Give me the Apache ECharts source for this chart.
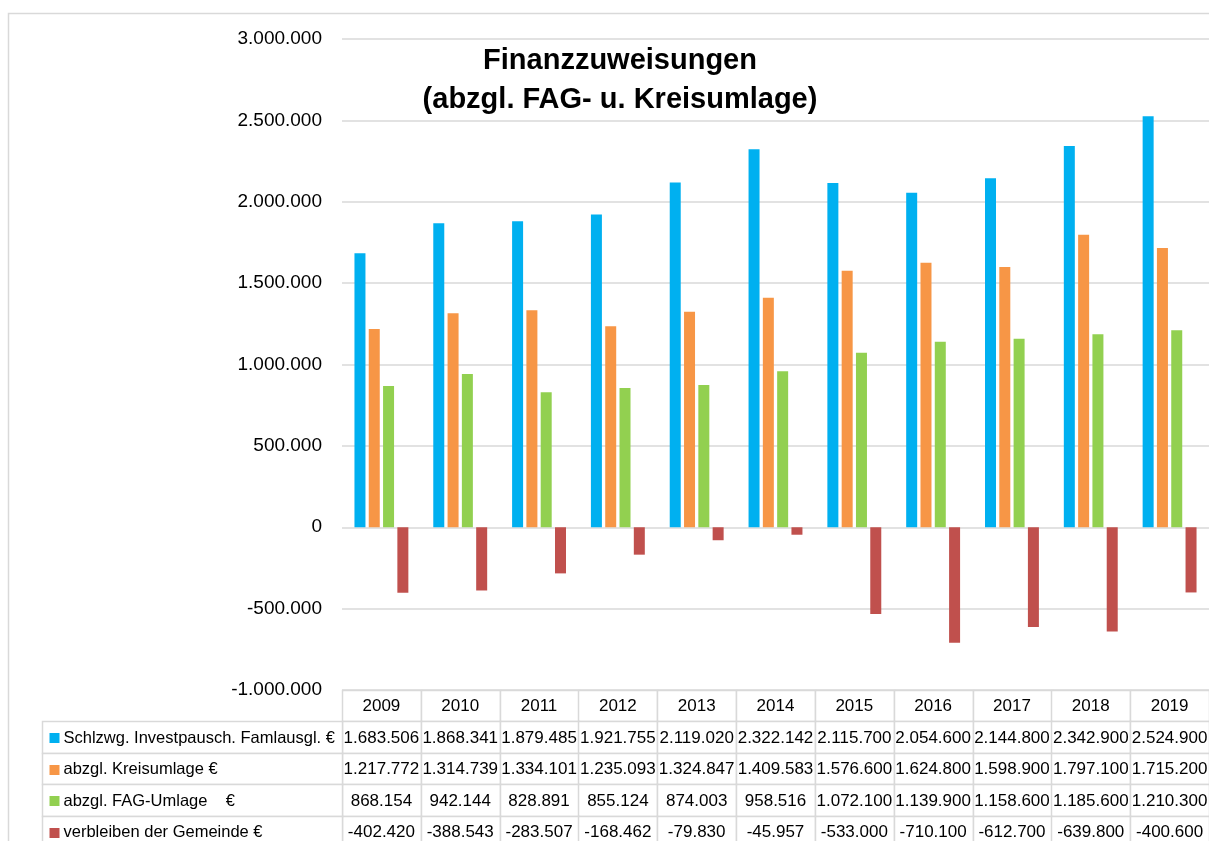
<!DOCTYPE html>
<html>
<head>
<meta charset="utf-8">
<script src="https://cdn.jsdelivr.net/npm/echarts@6/dist/echarts.min.js"></script>
<style>html,body{margin:0;padding:0;background:#fff;}#c{width:1209px;height:841px;}</style>
</head>
<body>
<div id="c"></div>
<script>
const years = ['2009','2010','2011','2012','2013','2014','2015','2016','2017','2018','2019'];
const seriesNames = ['Schlzwg. Investpausch. Famlausgl. €','abzgl. Kreisumlage €','abzgl. FAG-Umlage    €','verbleiben der Gemeinde €'];
const schlzwg = [1683506,1868341,1879485,1921755,2119020,2322142,2115700,2054600,2144800,2342900,2524900];
const kreisumlage = [1217772,1314739,1334101,1235093,1324847,1409583,1576600,1624800,1598900,1797100,1715200];
const fagUmlage = [868154,942144,828891,855124,874003,958516,1072100,1139900,1158600,1185600,1210300];
const verbleiben = [-402420,-388543,-283507,-168462,-79830,-45957,-533000,-710100,-612700,-639800,-400600];
const yTicks = {min:-1000000, max:3000000, interval:500000};
const titleText = 'Finanzzuweisungen\n(abzgl. FAG- u. Kreisumlage)';

const colors = ['#00B0F0','#F79646','#92D050','#C0504D'];
const values = [schlzwg, kreisumlage, fagUmlage, verbleiben];
const FONT = 'Liberation Sans';
const GRID = '#d9d9d9';

function fmt(v){
  const s = Math.abs(v).toString().replace(/\B(?=(\d{3})+(?!\d))/g,'.');
  return (v<0?'-':'') + s;
}

// table cells: [column index, row index]  (row 0 = header)
const cellData = [], cellText = [];
years.forEach((y,i)=>{ cellData.push([i,0]); cellText.push(y); });
values.forEach((arr,r)=>{ arr.forEach((v,i)=>{ cellData.push([i,r+1]); cellText.push(fmt(v)); }); });
const labelData = seriesNames.map((n,r)=>[0,r+1]);
const visibleRows = 4.8; // rows of the table visible above the picture's lower edge

function cellRect(api){
  const col = api.value(0), row = api.value(1);
  const a = api.coord([col, row]);
  const b = api.coord([col, row+1]);
  const w = api.size([1,0])[0];
  const x0 = Math.round(a[0]-w/2)+0.5;
  const y0 = Math.round(a[1])+0.5;
  const y1 = Math.round(b[1])+0.5;
  return {x:x0, y:y0, width:Math.round(w), height:y1-y0, cx:a[0], cy:(a[1]+b[1])/2};
}

const chart = echarts.init(document.getElementById('c'));
const option = {
  animation:false,
  backgroundColor:'#fff',
  title:{
    text:titleText, left:615, top:36, textAlign:'center',
    textStyle:{fontFamily:FONT, fontWeight:'bold', fontSize:29, lineHeight:39, color:'#000'}
  },
  graphic:[{
    type:'polyline', silent:true,
    shape:{points:[[8.5,900],[8.5,13.5],[1300,13.5]]},
    style:{stroke:GRID, lineWidth:1.5, fill:null}
  }],
  grid:[
    {left:342, top:39, width:870, height:651},
    {left:342, top:690, width:870, bottom:0},
    {left:42, top:690, width:300, bottom:0}
  ],
  xAxis:[
    {gridIndex:0, type:'category', data:years, axisLine:{show:false}, axisTick:{show:false}, axisLabel:{show:false}},
    {gridIndex:1, type:'category', data:years, show:false},
    {gridIndex:2, type:'category', data:['lbl'], show:false}
  ],
  yAxis:[
    {gridIndex:0, type:'value', min:yTicks.min, max:yTicks.max, interval:yTicks.interval,
     axisLine:{show:false}, axisTick:{show:false},
     axisLabel:{formatter:fmt, fontFamily:FONT, fontSize:19, color:'#000', margin:20},
     splitLine:{lineStyle:{color:GRID, width:1.5}}},
    {gridIndex:1, type:'value', min:0, max:visibleRows, inverse:true, show:false},
    {gridIndex:2, type:'value', min:0, max:visibleRows, inverse:true, show:false}
  ],
  series:[
    ...values.map((arr,k)=>({
      type:'bar', name:seriesNames[k], data:arr, xAxisIndex:0, yAxisIndex:0,
      barWidth:11, barGap:'30%',
      itemStyle:{color:colors[k]}
    })),
    {
      type:'custom', xAxisIndex:1, yAxisIndex:1, silent:true, clip:false,
      data:cellData,
      renderItem:function(params, api){
        const r = cellRect(api);
        return {type:'group', children:[
          {type:'rect', shape:{x:r.x,y:r.y,width:r.width,height:r.height}, style:{fill:'#fff', stroke:GRID, lineWidth:1.5}},
          {type:'text', style:{x:r.cx, y:r.cy+1, text:cellText[params.dataIndex], align:'center', verticalAlign:'middle',
            font:'17px "'+FONT+'"', fill:'#000'}}
        ]};
      }
    },
    {
      type:'custom', xAxisIndex:2, yAxisIndex:2, silent:true, clip:false,
      data:labelData,
      renderItem:function(params, api){
        const r = cellRect(api);
        const k = params.dataIndex;
        return {type:'group', children:[
          {type:'rect', shape:{x:r.x,y:r.y,width:r.width,height:r.height}, style:{fill:'#fff', stroke:GRID, lineWidth:1.5}},
          {type:'rect', shape:{x:r.x+7,y:Math.round(r.cy)-4,width:10,height:10}, style:{fill:colors[k]}},
          {type:'text', style:{x:r.x+21, y:r.cy+1, text:seriesNames[k], align:'left', verticalAlign:'middle',
            font:'16.5px "'+FONT+'"', fill:'#000'}}
        ]};
      }
    }
  ]
};
chart.setOption(option);
</script>
</body>
</html>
__________________________________________________
All of the data above should be transcribed verbatim, with pictures omitted.

◆ CORRECT RESULT ◆
Give me the Apache ECharts source for this chart.
<!DOCTYPE html>
<html>
<head>
<meta charset="utf-8">
<script src="https://cdn.jsdelivr.net/npm/echarts@6/dist/echarts.min.js"></script>
<style>html,body{margin:0;padding:0;background:#fff;}#c{width:1209px;height:841px;}</style>
</head>
<body>
<div id="c"></div>
<script>
const years = ['2009','2010','2011','2012','2013','2014','2015','2016','2017','2018','2019'];
const seriesNames = ['Schlzwg. Investpausch. Famlausgl. €','abzgl. Kreisumlage €','abzgl. FAG-Umlage    €','verbleiben der Gemeinde €'];
const schlzwg = [1683506,1868341,1879485,1921755,2119020,2322142,2115700,2054600,2144800,2342900,2524900];
const kreisumlage = [1217772,1314739,1334101,1235093,1324847,1409583,1576600,1624800,1598900,1797100,1715200];
const fagUmlage = [868154,942144,828891,855124,874003,958516,1072100,1139900,1158600,1185600,1210300];
const verbleiben = [-402420,-388543,-283507,-168462,-79830,-45957,-533000,-710100,-612700,-639800,-400600];
const yTicks = {min:-1000000, max:3000000, interval:500000};
const titleText = 'Finanzzuweisungen\n(abzgl. FAG- u. Kreisumlage)';

const colors = ['#00B0F0','#F79646','#92D050','#C0504D'];
const values = [schlzwg, kreisumlage, fagUmlage, verbleiben];
const FONT = 'Liberation Sans';
const GRID = '#d9d9d9';

function fmt(v){
  const s = Math.abs(v).toString().replace(/\B(?=(\d{3})+(?!\d))/g,'.');
  return (v<0?'-':'') + s;
}

// table cells: [column index, row index]  (row 0 = header)
const cellData = [], cellText = [];
years.forEach((y,i)=>{ cellData.push([i,0]); cellText.push(y); });
values.forEach((arr,r)=>{ arr.forEach((v,i)=>{ cellData.push([i,r+1]); cellText.push(fmt(v)); }); });
const labelData = seriesNames.map((n,r)=>[0,r+1]);
const visibleRows = 4.8; // rows of the table visible above the picture's lower edge

function cellRect(api){
  const col = api.value(0), row = api.value(1);
  const a = api.coord([col, row]);
  const b = api.coord([col, row+1]);
  const w = api.size([1,0])[0];
  const x0 = Math.round(a[0]-w/2)+0.5;
  const y0 = Math.round(a[1])+0.5;
  const y1 = Math.round(b[1])+0.5;
  return {x:x0, y:y0, width:Math.round(w), height:y1-y0, cx:a[0], cy:(a[1]+b[1])/2};
}

const chart = echarts.init(document.getElementById('c'));
const option = {
  animation:false,
  backgroundColor:'#fff',
  title:{
    text:titleText, left:615, top:36, textAlign:'center',
    textStyle:{fontFamily:FONT, fontWeight:'bold', fontSize:29, lineHeight:39, color:'#000'}
  },
  graphic:[{
    type:'polyline', silent:true,
    shape:{points:[[8.5,900],[8.5,13.5],[1300,13.5]]},
    style:{stroke:GRID, lineWidth:1.5, fill:null}
  }],
  grid:[
    {left:342, top:39, width:870, height:651},
    {left:342, top:690, width:870, bottom:0},
    {left:42, top:690, width:300, bottom:0}
  ],
  xAxis:[
    {gridIndex:0, type:'category', data:years, axisLine:{show:false}, axisTick:{show:false}, axisLabel:{show:false}},
    {gridIndex:1, type:'category', data:years, show:false},
    {gridIndex:2, type:'category', data:['lbl'], show:false}
  ],
  yAxis:[
    {gridIndex:0, type:'value', min:yTicks.min, max:yTicks.max, interval:yTicks.interval,
     axisLine:{show:false}, axisTick:{show:false},
     axisLabel:{formatter:fmt, fontFamily:FONT, fontSize:19, color:'#000', margin:20},
     splitLine:{lineStyle:{color:GRID, width:1.5}}},
    {gridIndex:1, type:'value', min:0, max:visibleRows, inverse:true, show:false},
    {gridIndex:2, type:'value', min:0, max:visibleRows, inverse:true, show:false}
  ],
  series:[
    ...values.map((arr,k)=>({
      type:'bar', name:seriesNames[k], data:arr, xAxisIndex:0, yAxisIndex:0,
      barWidth:11, barGap:'30%',
      itemStyle:{color:colors[k]}
    })),
    {
      type:'custom', xAxisIndex:1, yAxisIndex:1, silent:true, clip:false,
      data:cellData,
      renderItem:function(params, api){
        const r = cellRect(api);
        return {type:'group', children:[
          {type:'rect', shape:{x:r.x,y:r.y,width:r.width,height:r.height}, style:{fill:'#fff', stroke:GRID, lineWidth:1.5}},
          {type:'text', style:{x:r.cx, y:r.cy+1, text:cellText[params.dataIndex], align:'center', verticalAlign:'middle',
            font:'17px "'+FONT+'"', fill:'#000'}}
        ]};
      }
    },
    {
      type:'custom', xAxisIndex:2, yAxisIndex:2, silent:true, clip:false,
      data:labelData,
      renderItem:function(params, api){
        const r = cellRect(api);
        const k = params.dataIndex;
        return {type:'group', children:[
          {type:'rect', shape:{x:r.x,y:r.y,width:r.width,height:r.height}, style:{fill:'#fff', stroke:GRID, lineWidth:1.5}},
          {type:'rect', shape:{x:r.x+7,y:Math.round(r.cy)-4,width:10,height:10}, style:{fill:colors[k]}},
          {type:'text', style:{x:r.x+21, y:r.cy+1, text:seriesNames[k], align:'left', verticalAlign:'middle',
            font:'16.5px "'+FONT+'"', fill:'#000'}}
        ]};
      }
    }
  ]
};
chart.setOption(option);
</script>
</body>
</html>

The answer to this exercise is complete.